Either way, the man got the ultimate bang for his buck.
“New bankruptcy laws can help you. Call for details. We are a debt-relief agency,” proclaimed the single-column display ad. Directly over the ad was the daily listing of the winning Maine State Lottery numbers. And above that was what I believe my Franco friends might call the piece de resistance, the chief dish of this little gourmet meal: A correction box item listing the correct winning numbers for the Powerball lottery drawing of last Saturday with an explanation that an incorrect set of numbers had, regrettably, previously been published.
As one to whom the words “lottery” and “bankruptcy” in the same sentence complement one another as ham enhances eggs, I thought the juxtaposition was comical, the more so if it had been unintentional. I’ll grant you that any person who might have chucked his potential winning Powerball ticket of Saturday last into the trash compactor on the basis of the incorrect set of initially published numbers probably didn’t find it to be much of a hoot. But, still…
The business of laying out a newspaper page – fitting news and photographs around the advertisements that pay the freight – can be fraught with peril that might not occur to a layman looking at it from afar, albeit probably somewhat less chancy in this age of rapidly advancing technology than in days of yore.
Those memorable occasions when some harried printer under a tight deadline might have taken matters into his own hands, absent an editor hovering over him, and chopped off the jump from the Page One lead story in the middle of the final dangling participle were the least of an editor’s worries.
In a day when a layout person might not have been privy to the advertising copy designated for the page, or had a late-arriving ad shoehorned into the page at the last minute without his knowledge, it was easy to become a cropper.
Most any veteran newspaper editor can tell a horror story involving the inadvertent placement of an uncomplementary news story about a business or profession hard by an ad paid for by a prime advertiser in that profession. Hell hath no fury like a newspaper advertising manager who picks up his morning newspaper to find such a bitter witch’s brew waiting with his cornflakes and coffee to jump-start his day, believe me. But advertising managers, editors and publishers are not the only ones concerned with a newspaper’s layout and content.
Advertisers, God bless them, have a stake in the process. An airline that regularly advertised in Maine newspapers once issued an edict that its ad must be pulled if news of a commercial airline crash was in the paper on the day the ad was scheduled to run. Car dealers have been known to go nuts if photographs of mangled cars of the brand they are attempting to sell make it into the crash-and-burn section of the paper too often for their tastes. That sort of thing.
Plain old garden-variety readers occasionally write to the editor about matters of page layout, and when they do it often has something to do with politics. During the Reagan administration a lady from a small coastal town wrote to say that she was “damned sick and tired of what is happening to your paper lately.”

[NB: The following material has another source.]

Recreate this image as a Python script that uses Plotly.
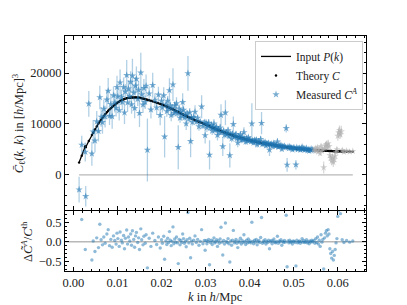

Turns out we had committed the sin of running a Page One wire story about Nancy Reagan’s purchase of expensive china for the White House next to a story about the national debt limit.
The two items were absolutely unrelated, she said, although our layout had made it appear that they were – had made it look as though taxpayers were paying for the china when that was not the case. She continued in the same vein for two single-spaced typewritten pages, citing similar instances of layouts proving, she said, that the paper was flat-out prejudiced against Reagan.
In the end, though, she assured us that she was not going to stop buying the paper. It was, she said, the only way she had of keeping track of the daily antics of Garfield, the smart-aleck cat.